In the 1930s and early 1940s, some steam locomotives were "streamlined" — i.e., given new, Art Deco-styled exterior skins over what was still traditional steam technology underneath. Some of these locomotives were quite beautiful, such as those for famous trains like the "20th-Century Limited" from New York to Chicago, the "Hiawatha" between Chicago and the Twin Cities, and the "Daylight" between San Francisco and Los Angeles.

But the real story after 1945 was the quickly disappearing railroad passenger.

In 1926, when Southern Railway locomotive 1401 was built, about 800 million intercity passengers and commuters boarded trains nationwide, and almost 32 billion passenger-miles were generated by the major railroads annually. (A passenger-mile, a standard measure, is one passenger carried one mile.)

Then, during World War II (1941-1945, when there was gasoline and tire rationing), rail travel surged to record amounts, peaking at nearly 98 billion passenger-miles in 1944.

After that, steady decline in rail travel set in as Americans took to the highways and, increasingly after 1960, to the skies.

By 2000, rail passenger-miles, for commuter and intercity, were about 15 billion.

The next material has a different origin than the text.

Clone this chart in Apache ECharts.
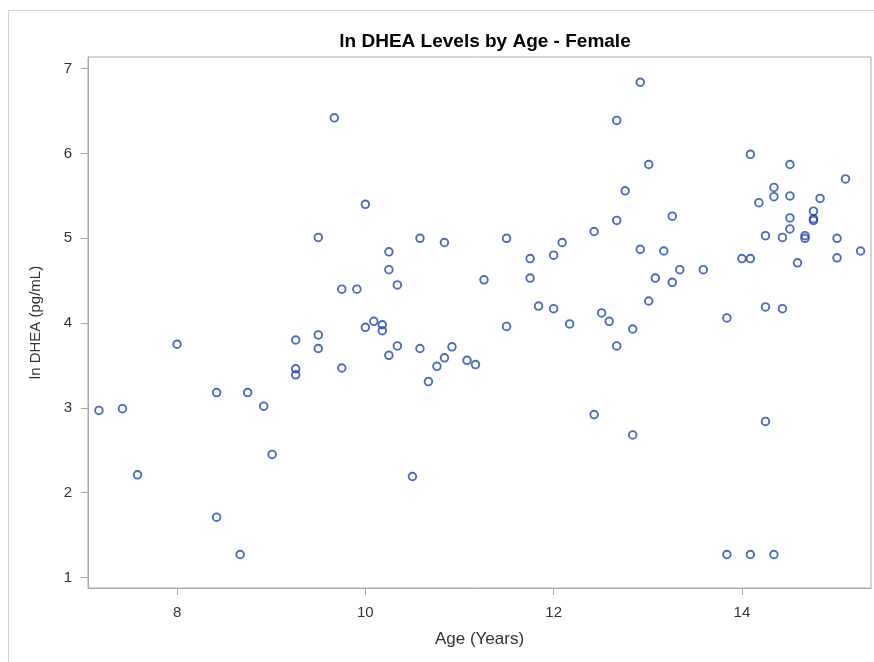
<!DOCTYPE html>
<html>
<head>
<meta charset="utf-8">
<script src="https://cdn.jsdelivr.net/npm/echarts@6/dist/echarts.min.js"></script>
<style>
html,body{margin:0;padding:0;background:#fff;}
#chart{width:874px;height:662px;}
</style>
</head>
<body>
<div id="chart"></div>
<script>
const titleText = "ln DHEA Levels by Age - Female";
const xAxisTitle = "Age (Years)";
const yAxisTitle = "ln DHEA (pg/mL)";
const xTicks = [8, 10, 12, 14];
const yTicks = [1, 2, 3, 4, 5, 6, 7];

const ages = [
  7.17, 7.42, 7.58, 8.00, 8.42, 8.42, 8.67, 8.75, 8.92, 9.01,
  9.26, 9.26, 9.26, 9.50, 9.50, 9.75, 10.00, 10.09, 10.18, 10.18,
  10.25, 10.34, 10.58, 10.50, 10.67, 10.76, 10.84, 10.92, 11.08, 11.17,
  11.50, 11.84, 12.00, 12.17, 12.43, 12.51, 12.59, 12.67, 12.84, 12.84,
  12.92, 12.67, 13.01, 12.76, 12.67, 12.43, 12.09, 12.00, 11.75, 11.75,
  11.50, 11.26, 10.84, 10.58, 10.25, 10.25, 10.34, 12.92, 13.17, 13.08,
  13.01, 9.67, 10.00, 9.50, 9.75, 9.91, 14.09, 14.51, 15.10, 14.34,
  14.34, 14.51, 14.18, 14.83, 14.76, 14.76, 14.76, 14.51, 14.51, 13.26,
  14.25, 14.43, 14.67, 14.67, 15.01, 15.01, 15.26, 14.59, 14.00, 14.09,
  13.34, 13.59, 13.26, 14.25, 14.43, 13.84, 14.25, 13.84, 14.09, 14.34
];
const lnDhea = [
  2.97, 2.99, 2.21, 3.75, 3.18, 1.71, 1.27, 3.18, 3.02, 2.45,
  3.80, 3.46, 3.39, 3.86, 3.70, 3.47, 3.95, 4.02, 3.98, 3.91,
  3.62, 3.73, 3.70, 2.19, 3.31, 3.49, 3.59, 3.72, 3.56, 3.51,
  3.96, 4.20, 4.17, 3.99, 2.92, 4.12, 4.02, 3.73, 3.93, 2.68,
  6.84, 6.39, 5.87, 5.56, 5.21, 5.08, 4.95, 4.80, 4.76, 4.53,
  5.00, 4.51, 4.95, 5.00, 4.84, 4.63, 4.45, 4.87, 4.85, 4.53,
  4.26, 6.42, 5.40, 5.01, 4.40, 4.40, 5.99, 5.87, 5.70, 5.60,
  5.49, 5.50, 5.42, 5.47, 5.32, 5.23, 5.21, 5.24, 5.11, 5.26,
  5.03, 5.01, 5.03, 5.00, 5.00, 4.77, 4.85, 4.71, 4.76, 4.76,
  4.63, 4.63, 4.48, 4.19, 4.17, 4.06, 2.84, 1.27, 1.27, 1.27
];

const points = ages.map((a, i) => [a, lnDhea[i]]);

const chart = echarts.init(document.getElementById('chart'), null, {renderer: 'canvas'});
const axisColor = '#a8a8a8';
const font = '"Liberation Sans", Arial, sans-serif';

chart.setOption({
  animation: false,
  backgroundColor: '#fff',
  title: {
    text: titleText,
    left: 480,
    top: 27,
    textAlign: 'center',
    textStyle: {fontFamily: font, fontSize: 19, fontWeight: 'bold', color: '#000'}
  },
  graphic: [{
    type: 'rect',
    shape: {x: 8.5, y: 10.5, width: 880, height: 680},
    style: {fill: 'none', stroke: '#d4d4d4', lineWidth: 1},
    silent: true
  }],
  grid: {
    left: 88, right: 3, top: 57, bottom: 74,
    show: true, borderColor: axisColor, borderWidth: 1, backgroundColor: 'transparent'
  },
  xAxis: {
    type: 'value',
    min: 7.054, max: 15.371,
    name: xAxisTitle,
    nameLocation: 'middle',
    nameGap: 43,
    nameTextStyle: {fontFamily: font, fontSize: 17, color: '#333'},
    axisLine: {show: true, lineStyle: {color: axisColor}},
    axisTick: {show: true, length: 7, lineStyle: {color: axisColor}, customValues: xTicks},
    axisLabel: {fontFamily: font, fontSize: 15, color: '#333', margin: 17, customValues: xTicks},
    splitLine: {show: false}
  },
  yAxis: {
    type: 'value',
    min: 0.875, max: 7.138,
    name: yAxisTitle,
    nameLocation: 'middle',
    nameGap: 45,
    nameTextStyle: {fontFamily: font, fontSize: 15, color: '#333'},
    axisLine: {show: true, lineStyle: {color: axisColor}},
    axisTick: {show: true, length: 7, lineStyle: {color: axisColor}, customValues: yTicks},
    axisLabel: {fontFamily: font, fontSize: 15, color: '#333', margin: 16, customValues: yTicks},
    splitLine: {show: false}
  },
  series: [{
    type: 'scatter',
    data: points,
    symbol: 'circle',
    symbolSize: 7.6,
    itemStyle: {color: 'rgba(0,0,0,0)', borderColor: '#2146aa', borderWidth: 1.9},
    emphasis: {disabled: true}
  }]
});
</script>
</body>
</html>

But the U.S. population was much greater, and overall mobility had expanded enormously since mid-century.

(Sources: U.S. Department of Transportation; Eno Foundation; Assoc. of Western Railways, Railroad Facts, 1958 ed.)

An electric-powered locomotive pulls a train at 90 miles per hour between Washington, D.C., and New York City in the late 1930s.
An electric-powered locomotive pulls a train at 90 miles per hour between Washington, D.C., and New York City in the late 1930s.

Electric locomotives draw their power from a high-voltage, overhead wire. The wire is held aloft by a complex suspension system called a catenary.

This type of electric locomotive (the GG-1) was styled by the industrial designer, Raymond Loewy, and ran in daily service from 1935 until the early 1980s. This photo shows No. 4800, the prototype of the class.

Amtrak's long-distance train, the 'Crescent,' crosses the James River in Virginia.
Amtrak's long-distance train, the "Crescent," crosses the James River in Virginia.
This "Crescent" is named for the former "Crescent" of the Southern Railway. Locomotive 1401 frequently pulled the old "Crescent Limited" on part of its route, including Salisbury, N.C.
Amtrak's high-speed 'Acela Express' trains started service between Washington, New York, and Boston in 2000.
Amtrak's high-speed "Acela Express" trains started service between Washington, New York, and Boston in 2000.
Like all high-speed trains elsewhere in the world (in Europe and Japan), the "Acela" is electric-powered. This train can operate up to 150 miles per hour.

In the 1960s, railroads across the country were in deep financial trouble, as both freight and passenger revenue eroded. Costs of running passenger trains, in particular, became untenable, given the steep decline in the number of rail passengers carried each year. Meanwhile, the Interstate Commerce Commision (then the federal agency regulating ticket prices and routes) would not let a railroad cease running any passenger trains without extensive hearings and long delay.

Finally, Congress stepped in to relieve railroads of the costs of running passenger trains. Amtrak— the National Railroad Passenger Corporation—started operations in 1971, taking over long-distance train service from nearly all of the rail carriers.